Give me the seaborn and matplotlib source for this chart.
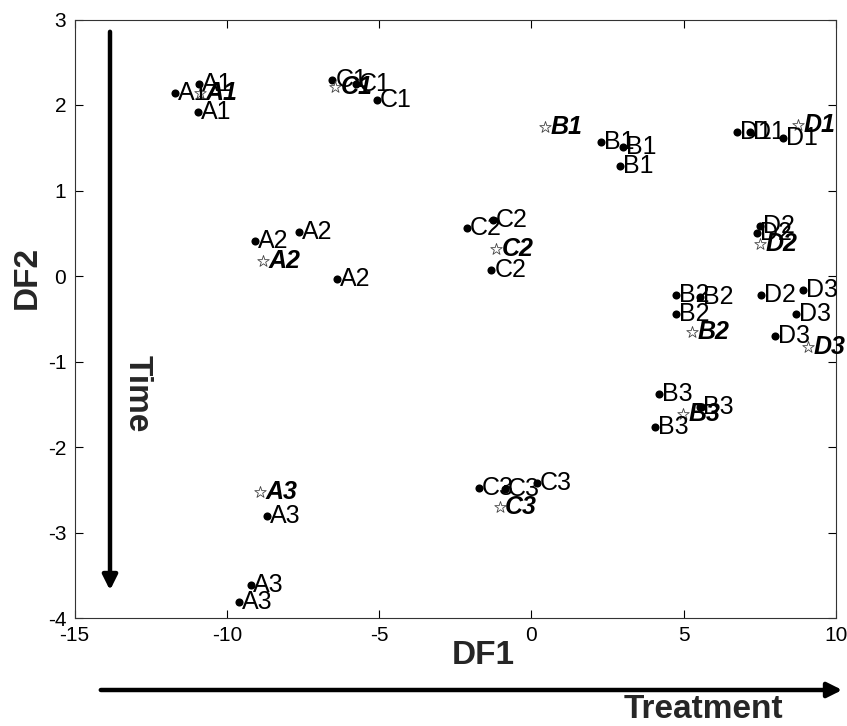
import matplotlib
matplotlib.use("Agg")
import matplotlib.pyplot as plt
from matplotlib.patches import FancyArrowPatch
import seaborn as sns
import pandas as pd

# ---- data ----
rep_labels = ["A1", "A1", "A1", "C1", "C1", "C1", "B1", "B1", "B1", "D1", "D1", "D1",
              "A2", "A2", "A2", "C2", "C2", "C2", "B2", "B2", "B2", "D2", "D2", "D2",
              "D3", "D3", "D3", "B3", "B3", "B3", "C3", "C3", "C3", "A3", "A3", "A3"]
rep_x = [-11.70, -10.90, -10.94, -6.53, -5.75, -5.08, 2.30, 3.01, 2.90, 6.75, 7.17, 8.26,
         -9.08, -7.62, -6.39, -2.13, -1.26, -1.31, 4.76, 5.55, 4.76, 7.50, 7.41, 7.55,
         8.92, 8.70, 7.99, 4.19, 4.05, 5.53, -1.71, -0.87, 0.17, -8.69, -9.22, -9.60]
rep_y = [2.14, 2.24, 1.92, 2.29, 2.25, 2.06, 1.57, 1.51, 1.29, 1.69, 1.68, 1.61,
         0.41, 0.52, -0.03, 0.56, 0.66, 0.07, -0.22, -0.24, -0.44, 0.58, 0.50, -0.22,
         -0.16, -0.44, -0.70, -1.38, -1.77, -1.53, -2.48, -2.49, -2.42, -2.81, -3.61, -3.81]

cent_labels = ["A1", "C1", "B1", "D1", "A2", "C2", "B2", "D2", "D3", "B3", "C3", "A3"]
cent_x = [-10.88, -6.45, 0.44, 8.75, -8.82, -1.17, 5.26, 7.50, 9.08, 4.98, -1.04, -8.91]
cent_y = [2.14, 2.21, 1.74, 1.77, 0.17, 0.32, -0.65, 0.38, -0.83, -1.61, -2.70, -2.53]

x_ticks = [-15, -10, -5, 0, 5, 10]
y_ticks = [-4, -3, -2, -1, 0, 1, 2, 3]

reps = pd.DataFrame({"label": rep_labels, "DF1": rep_x, "DF2": rep_y})
cents = pd.DataFrame({"label": cent_labels, "DF1": cent_x, "DF2": cent_y})

# ---- style ----
sns.set_theme(style="ticks")
plt.rcParams["font.family"] = ["Liberation Sans", "DejaVu Sans"]
plt.rcParams["axes.unicode_minus"] = False
plt.rcParams["xtick.direction"] = "in"
plt.rcParams["ytick.direction"] = "in"

fig = plt.figure(figsize=(8.47, 7.26), dpi=100)
ax = fig.add_axes([74.5 / 847, 1 - 618 / 726, (836 - 74.5) / 847, (618 - 19.5) / 726])

sns.scatterplot(data=reps, x="DF1", y="DF2", ax=ax, color="black", s=34,
                marker="o", edgecolor="black", linewidth=0, legend=False, zorder=3)
sns.scatterplot(data=cents, x="DF1", y="DF2", ax=ax, color="white", s=75,
                marker="*", edgecolor="#444444", linewidth=0.6, legend=False, zorder=3)

for lab, xx, yy in zip(rep_labels, rep_x, rep_y):
    ax.annotate(lab, (xx, yy), xytext=(2, 0), textcoords="offset points",
                ha="left", va="center", fontsize=18, color="black", zorder=4)
for lab, xx, yy in zip(cent_labels, cent_x, cent_y):
    ax.annotate(lab, (xx, yy), xytext=(4, 0), textcoords="offset points",
                ha="left", va="center", fontsize=18, fontweight="bold",
                fontstyle="italic", color="black", zorder=4)

ax.set_xlim(-15, 10)
ax.set_ylim(-4, 3)
ax.set_xticks(x_ticks)
ax.set_yticks(y_ticks)
ax.set_xticklabels([str(t) for t in x_ticks])
ax.set_yticklabels([str(t) for t in y_ticks])
ax.tick_params(axis="both", which="both", direction="in", length=6, width=0.8,
               top=True, right=True, labelsize=15, colors="black", pad=6)
for sp in ax.spines.values():
    sp.set_visible(True)
    sp.set_color("#333333")
    sp.set_linewidth(0.8)
ax.set_xlabel("")
ax.set_ylabel("")

# axis titles
fig.text(483 / 847, 1 - 655 / 726, "DF1", ha="center", va="center",
         fontsize=24, fontweight="bold")
fig.text(27 / 847, 1 - 277 / 726, "DF2", ha="center", va="center",
         fontsize=24, fontweight="bold", rotation=90)

# annotation arrows
fig.add_artist(FancyArrowPatch((110 / 847, 1 - 29 / 726), (110 / 847, 1 - 593 / 726),
                               transform=fig.transFigure, arrowstyle="-|>",
                               mutation_scale=22, lw=3.2, color="black"))
fig.add_artist(FancyArrowPatch((98 / 847, 1 - 690 / 726), (845 / 847, 1 - 690 / 726),
                               transform=fig.transFigure, arrowstyle="-|>",
                               mutation_scale=22, lw=3.2, color="black"))
fig.text(137 / 847, 1 - 394 / 726, "Time", ha="center", va="center",
         fontsize=24, fontweight="bold", rotation=-90)
fig.text(703 / 847, 1 - 709 / 726, "Treatment", ha="center", va="center",
         fontsize=24, fontweight="bold")

fig.savefig("out.png", dpi=100)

THE EXERCISE. Leave out the pictures, then repeat the listing above exactly from its first line to the line with "import pandas as pd", inclusive.

IN RESPONSE.
Give me the seaborn and matplotlib source for this chart.
import matplotlib
matplotlib.use("Agg")
import matplotlib.pyplot as plt
from matplotlib.patches import FancyArrowPatch
import seaborn as sns
import pandas as pd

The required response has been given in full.